Quali sono i miti da sfatare sul gelato, tra pregiudizi e false credenze?
Un gelato ben bilanciato a livello di nutrienti (non particolarmente carico di zuccheri e di grassi) è adeguato a un consumo frequente, quindi non fa male. Non è vero che il gelato artigianale costa di più di quello industriale: se andiamo ad analizzare e a fare il confronto tra un cono industriale (2 euro) e un cono artigianale (3 euro) acquistato in gelateria, vediamo che in realtà costano ugualmente, per via del peso: il primo è un prodotto di 80 grammi, l’altro è di 120 grammi. Anzi, se si fa un calcolo al chilo, spesso realizziamo che il gelato industriale può costare pure di più di quello artigianale, ma cambia la percezione del cliente. Dipende tutto dalla percezione, e non dalla realtà.
Che consiglio darebbe a chi, magari ispirato da lei, decidesse di diventare professionista del gelato?

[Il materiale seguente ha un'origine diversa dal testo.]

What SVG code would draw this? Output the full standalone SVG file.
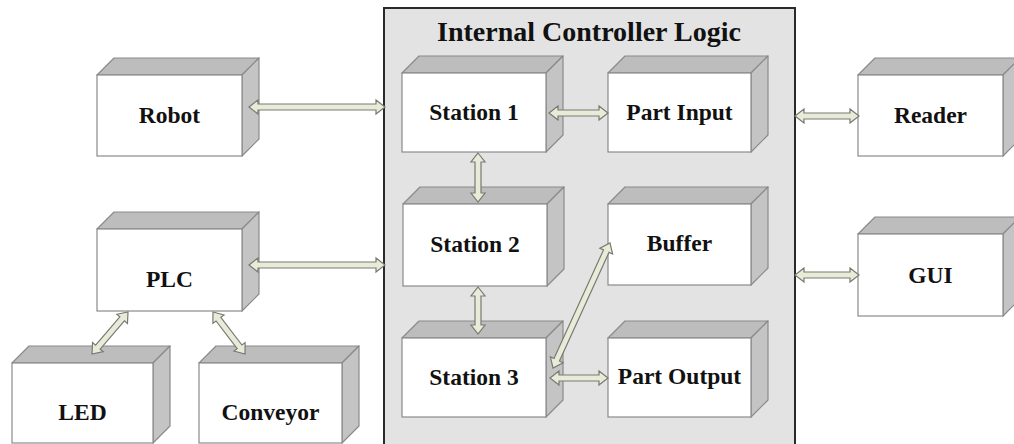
<svg xmlns="http://www.w3.org/2000/svg" width="1014" height="444" viewBox="0 0 1014 444">
<style>
.front{fill:#ffffff;stroke:#8a8a8a;stroke-width:1.2}
.top{fill:#bdbdbd;stroke:#8a8a8a;stroke-width:1.2;stroke-linejoin:round}
.side{fill:#c4c4c4;stroke:#8a8a8a;stroke-width:1.2;stroke-linejoin:round}
.lbl{font-family:"Liberation Serif","Times New Roman",serif;font-weight:bold;font-size:23.5px;fill:#111;text-anchor:middle}
.title{font-family:"Liberation Serif","Times New Roman",serif;font-weight:bold;font-size:28px;fill:#111;text-anchor:middle}
.arr{fill:#e8ebd8;stroke:#7a7a72;stroke-width:1.2;stroke-linejoin:miter}
</style>
<rect width="1014" height="444" fill="#ffffff"/>
<g id="container">
<rect x="384" y="8" width="411" height="450" fill="#e3e3e3" stroke="#2a2a2a" stroke-width="2"/>
<text class="title" x="589" y="41">Internal Controller Logic</text>
</g>
<g id="robot">
<polygon class="top" points="97,75 114,58 259,58 242,75"/>
<polygon class="side" points="242,75 259,58 259,139 242,156"/>
<rect class="front" x="97" y="75" width="145" height="81"/>
<text class="lbl" x="169.5" y="123">Robot</text>
</g>
<g id="plc">
<polygon class="top" points="97,229 114,212 259,212 242,229"/>
<polygon class="side" points="242,229 259,212 259,294 242,311"/>
<rect class="front" x="97" y="229" width="145" height="82"/>
<text class="lbl" x="169.5" y="287">PLC</text>
</g>
<g id="led">
<polygon class="top" points="12,363 29,346 170,346 153,363"/>
<polygon class="side" points="153,363 170,346 170,426 153,443"/>
<rect class="front" x="12" y="363" width="141" height="80"/>
<text class="lbl" x="82.5" y="420">LED</text>
</g>
<g id="conveyor">
<polygon class="top" points="199,363 216,346 359,346 342,363"/>
<polygon class="side" points="342,363 359,346 359,426 342,443"/>
<rect class="front" x="199" y="363" width="143" height="80"/>
<text class="lbl" x="270.5" y="420">Conveyor</text>
</g>
<g id="station1">
<polygon class="top" points="402,73 419,56 563,56 546,73"/>
<polygon class="side" points="546,73 563,56 563,135 546,152"/>
<rect class="front" x="402" y="73" width="144" height="79"/>
<text class="lbl" x="474" y="120">Station 1</text>
</g>
<g id="partinput">
<polygon class="top" points="608,73 625,56 768,56 751,73"/>
<polygon class="side" points="751,73 768,56 768,135 751,152"/>
<rect class="front" x="608" y="73" width="143" height="79"/>
<text class="lbl" x="679.5" y="120">Part Input</text>
</g>
<g id="station2">
<polygon class="top" points="403,204 420,187 564,187 547,204"/>
<polygon class="side" points="547,204 564,187 564,269 547,286"/>
<rect class="front" x="403" y="204" width="144" height="82"/>
<text class="lbl" x="475" y="252">Station 2</text>
</g>
<g id="buffer">
<polygon class="top" points="608,204 625,187 768,187 751,204"/>
<polygon class="side" points="751,204 768,187 768,268 751,285"/>
<rect class="front" x="608" y="204" width="143" height="81"/>
<text class="lbl" x="679.5" y="251">Buffer</text>
</g>
<g id="station3">
<polygon class="top" points="402,338 419,321 563,321 546,338"/>
<polygon class="side" points="546,338 563,321 563,400 546,417"/>
<rect class="front" x="402" y="338" width="144" height="79"/>
<text class="lbl" x="474" y="385">Station 3</text>
</g>
<g id="partoutput">
<polygon class="top" points="608,338 625,321 768,321 751,338"/>
<polygon class="side" points="751,338 768,321 768,400 751,417"/>
<rect class="front" x="608" y="338" width="143" height="79"/>
<text class="lbl" x="679.5" y="384">Part Output</text>
</g>
<g id="reader">
<polygon class="top" points="858,75 875,58 1020,58 1003,75"/>
<polygon class="side" points="1003,75 1020,58 1020,139 1003,156"/>
<rect class="front" x="858" y="75" width="145" height="81"/>
<text class="lbl" x="930.5" y="123">Reader</text>
</g>
<g id="gui">
<polygon class="top" points="858,234 875,217 1020,217 1003,234"/>
<polygon class="side" points="1003,234 1020,217 1020,299 1003,316"/>
<rect class="front" x="858" y="234" width="145" height="82"/>
<text class="lbl" x="930.5" y="283">GUI</text>
</g>
<g id="connectors">
<path class="arr" transform="translate(249,107)" d="M0,0 L9,-7 L9,-3 L127,-3 L127,-7 L136,0 L127,7 L127,3 L9,3 L9,7 Z"/>
<path class="arr" transform="translate(249,265)" d="M0,0 L9,-7 L9,-3 L127,-3 L127,-7 L136,0 L127,7 L127,3 L9,3 L9,7 Z"/>
<path class="arr" transform="translate(549,113)" d="M0,0 L9,-7 L9,-3 L50,-3 L50,-7 L59,0 L50,7 L50,3 L9,3 L9,7 Z"/>
<path class="arr" transform="translate(478,153) rotate(90)" d="M0,0 L9,-7 L9,-3 L40,-3 L40,-7 L49,0 L40,7 L40,3 L9,3 L9,7 Z"/>
<path class="arr" transform="translate(478,287) rotate(90)" d="M0,0 L9,-7 L9,-3 L38,-3 L38,-7 L47,0 L38,7 L38,3 L9,3 L9,7 Z"/>
<path class="arr" transform="translate(553,368) rotate(-65.5)" d="M0,0 L9,-7 L9,-3 L128.4,-3 L128.4,-7 L137.4,0 L128.4,7 L128.4,3 L9,3 L9,7 Z"/>
<path class="arr" transform="translate(550,378)" d="M0,0 L9,-7 L9,-3 L49,-3 L49,-7 L58,0 L49,7 L49,3 L9,3 L9,7 Z"/>
<path class="arr" transform="translate(795,116)" d="M0,0 L9,-7 L9,-3 L55,-3 L55,-7 L64,0 L55,7 L55,3 L9,3 L9,7 Z"/>
<path class="arr" transform="translate(795,275)" d="M0,0 L9,-7 L9,-3 L55,-3 L55,-7 L64,0 L55,7 L55,3 L9,3 L9,7 Z"/>
<path class="arr" transform="translate(128,312) rotate(130.6)" d="M0,0 L9,-7 L9,-3 L46.3,-3 L46.3,-7 L55.3,0 L46.3,7 L46.3,3 L9,3 L9,7 Z"/>
<path class="arr" transform="translate(213,312) rotate(52.7)" d="M0,0 L9,-7 L9,-3 L43.8,-3 L43.8,-7 L52.8,0 L43.8,7 L43.8,3 L9,3 L9,7 Z"/>
</g>
</svg>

Ci vuole tanta pazienza, non bisogna fermarsi di fronte all’estate in cui si lavora o al fine settimana lontano dagli amici, perché sono aspetti che poi si superano; in questo momento c’è una richiesta incredibile di personale anche nel mondo del gelato, noi stessi stiamo cercando dipendenti che abbiano voglia di crescere nelle nostre gelaterie. Chi vuole aprire una gelateria come imprenditore, invece, deve imparare e formarsi costantemente. È possibile diventare un produttore di gelato, inteso come esecutore, anche in tempi rapidi, per esempio dopo un corso di un mese di formazione intensa, affiancati da professionisti. La competenza che si acquisisce col tempo, però, è quella di arrivare a bilanciare il gelato con la propria ricetta: è una linea sottile che divide il gelatiere dall’esecutore, è un fattore che dipende dall’esperienza.